━━ MATERIAL

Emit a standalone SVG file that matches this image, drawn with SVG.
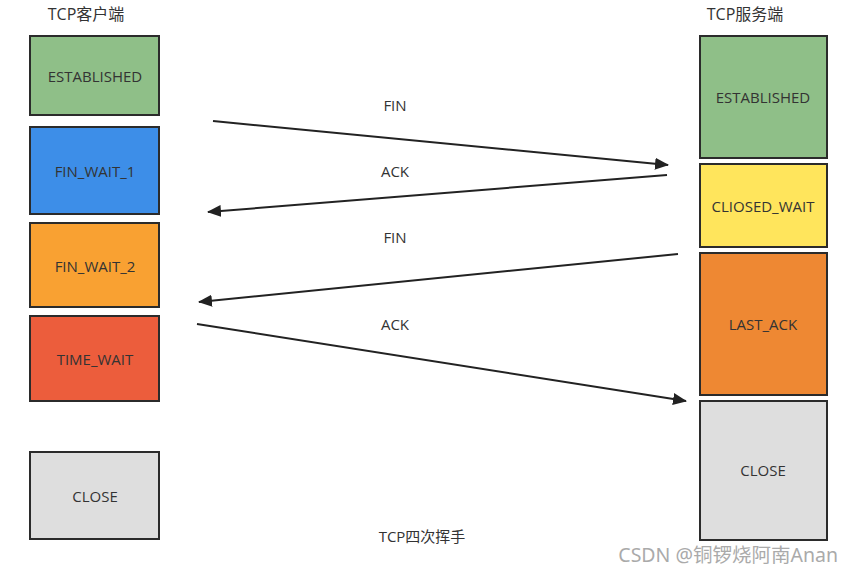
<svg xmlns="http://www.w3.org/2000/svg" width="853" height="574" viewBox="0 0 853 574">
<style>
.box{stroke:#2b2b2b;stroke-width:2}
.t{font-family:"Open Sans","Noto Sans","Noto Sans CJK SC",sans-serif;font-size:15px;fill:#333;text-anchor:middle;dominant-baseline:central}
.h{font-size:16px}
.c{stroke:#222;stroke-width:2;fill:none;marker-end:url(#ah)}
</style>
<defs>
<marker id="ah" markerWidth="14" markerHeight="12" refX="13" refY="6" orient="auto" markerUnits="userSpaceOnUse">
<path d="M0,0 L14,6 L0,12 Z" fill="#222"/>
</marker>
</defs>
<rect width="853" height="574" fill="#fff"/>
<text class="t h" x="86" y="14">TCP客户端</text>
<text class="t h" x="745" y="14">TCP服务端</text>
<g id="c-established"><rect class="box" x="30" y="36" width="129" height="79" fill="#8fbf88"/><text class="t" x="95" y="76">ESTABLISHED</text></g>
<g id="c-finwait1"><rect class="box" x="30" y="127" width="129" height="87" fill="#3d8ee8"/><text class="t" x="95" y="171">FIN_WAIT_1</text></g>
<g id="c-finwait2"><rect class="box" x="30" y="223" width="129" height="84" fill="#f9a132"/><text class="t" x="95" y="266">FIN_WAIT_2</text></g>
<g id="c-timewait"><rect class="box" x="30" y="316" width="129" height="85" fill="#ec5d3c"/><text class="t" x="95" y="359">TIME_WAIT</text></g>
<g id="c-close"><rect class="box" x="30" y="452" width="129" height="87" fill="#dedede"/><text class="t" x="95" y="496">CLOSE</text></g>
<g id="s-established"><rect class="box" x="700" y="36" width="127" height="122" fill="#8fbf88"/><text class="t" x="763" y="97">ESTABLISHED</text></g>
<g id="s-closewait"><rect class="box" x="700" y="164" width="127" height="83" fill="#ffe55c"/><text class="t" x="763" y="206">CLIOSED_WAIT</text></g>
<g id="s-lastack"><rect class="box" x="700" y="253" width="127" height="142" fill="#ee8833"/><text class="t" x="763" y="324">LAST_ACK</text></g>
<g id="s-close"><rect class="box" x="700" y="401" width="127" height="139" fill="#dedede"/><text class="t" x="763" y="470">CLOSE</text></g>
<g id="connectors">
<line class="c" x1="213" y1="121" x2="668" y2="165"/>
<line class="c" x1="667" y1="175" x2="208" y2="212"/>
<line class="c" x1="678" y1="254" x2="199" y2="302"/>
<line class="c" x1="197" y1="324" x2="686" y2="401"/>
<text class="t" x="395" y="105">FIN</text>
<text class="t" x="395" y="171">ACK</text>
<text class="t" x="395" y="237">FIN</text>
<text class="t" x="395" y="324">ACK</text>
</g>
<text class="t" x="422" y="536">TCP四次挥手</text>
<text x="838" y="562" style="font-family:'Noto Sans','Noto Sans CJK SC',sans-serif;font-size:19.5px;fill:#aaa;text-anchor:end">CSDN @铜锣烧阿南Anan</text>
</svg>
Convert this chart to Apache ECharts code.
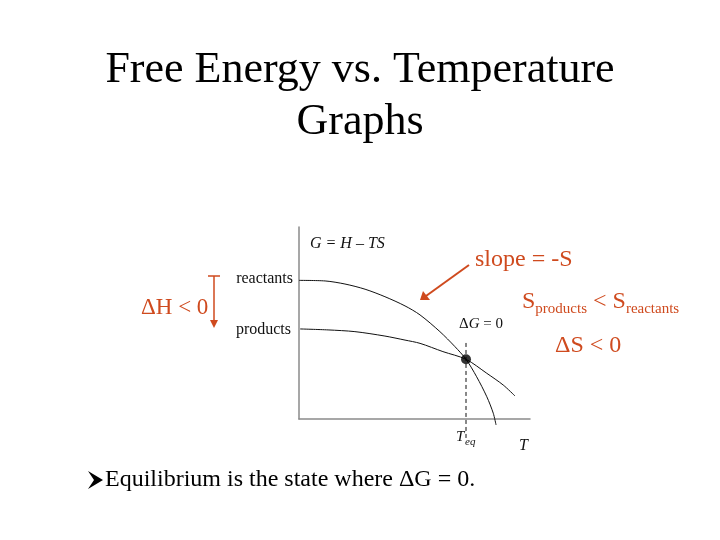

━━━━

Write out each entry exactly as given, omitting any picture.

RESULT BELOW —
Emit a standalone SVG file that matches this image, drawn with SVG.
<svg xmlns="http://www.w3.org/2000/svg" width="853" height="574" viewBox="0 0 853 574">
<style>
.box{stroke:#2b2b2b;stroke-width:2}
.t{font-family:"Open Sans","Noto Sans","Noto Sans CJK SC",sans-serif;font-size:15px;fill:#333;text-anchor:middle;dominant-baseline:central}
.h{font-size:16px}
.c{stroke:#222;stroke-width:2;fill:none;marker-end:url(#ah)}
</style>
<defs>
<marker id="ah" markerWidth="14" markerHeight="12" refX="13" refY="6" orient="auto" markerUnits="userSpaceOnUse">
<path d="M0,0 L14,6 L0,12 Z" fill="#222"/>
</marker>
</defs>
<rect width="853" height="574" fill="#fff"/>
<text class="t h" x="86" y="14">TCP客户端</text>
<text class="t h" x="745" y="14">TCP服务端</text>
<g id="c-established"><rect class="box" x="30" y="36" width="129" height="79" fill="#8fbf88"/><text class="t" x="95" y="76">ESTABLISHED</text></g>
<g id="c-finwait1"><rect class="box" x="30" y="127" width="129" height="87" fill="#3d8ee8"/><text class="t" x="95" y="171">FIN_WAIT_1</text></g>
<g id="c-finwait2"><rect class="box" x="30" y="223" width="129" height="84" fill="#f9a132"/><text class="t" x="95" y="266">FIN_WAIT_2</text></g>
<g id="c-timewait"><rect class="box" x="30" y="316" width="129" height="85" fill="#ec5d3c"/><text class="t" x="95" y="359">TIME_WAIT</text></g>
<g id="c-close"><rect class="box" x="30" y="452" width="129" height="87" fill="#dedede"/><text class="t" x="95" y="496">CLOSE</text></g>
<g id="s-established"><rect class="box" x="700" y="36" width="127" height="122" fill="#8fbf88"/><text class="t" x="763" y="97">ESTABLISHED</text></g>
<g id="s-closewait"><rect class="box" x="700" y="164" width="127" height="83" fill="#ffe55c"/><text class="t" x="763" y="206">CLIOSED_WAIT</text></g>
<g id="s-lastack"><rect class="box" x="700" y="253" width="127" height="142" fill="#ee8833"/><text class="t" x="763" y="324">LAST_ACK</text></g>
<g id="s-close"><rect class="box" x="700" y="401" width="127" height="139" fill="#dedede"/><text class="t" x="763" y="470">CLOSE</text></g>
<g id="connectors">
<line class="c" x1="213" y1="121" x2="668" y2="165"/>
<line class="c" x1="667" y1="175" x2="208" y2="212"/>
<line class="c" x1="678" y1="254" x2="199" y2="302"/>
<line class="c" x1="197" y1="324" x2="686" y2="401"/>
<text class="t" x="395" y="105">FIN</text>
<text class="t" x="395" y="171">ACK</text>
<text class="t" x="395" y="237">FIN</text>
<text class="t" x="395" y="324">ACK</text>
</g>
<text class="t" x="422" y="536">TCP四次挥手</text>
<text x="838" y="562" style="font-family:'Noto Sans','Noto Sans CJK SC',sans-serif;font-size:19.5px;fill:#aaa;text-anchor:end">CSDN @铜锣烧阿南Anan</text>
</svg>
Convert this chart to Apache ECharts code.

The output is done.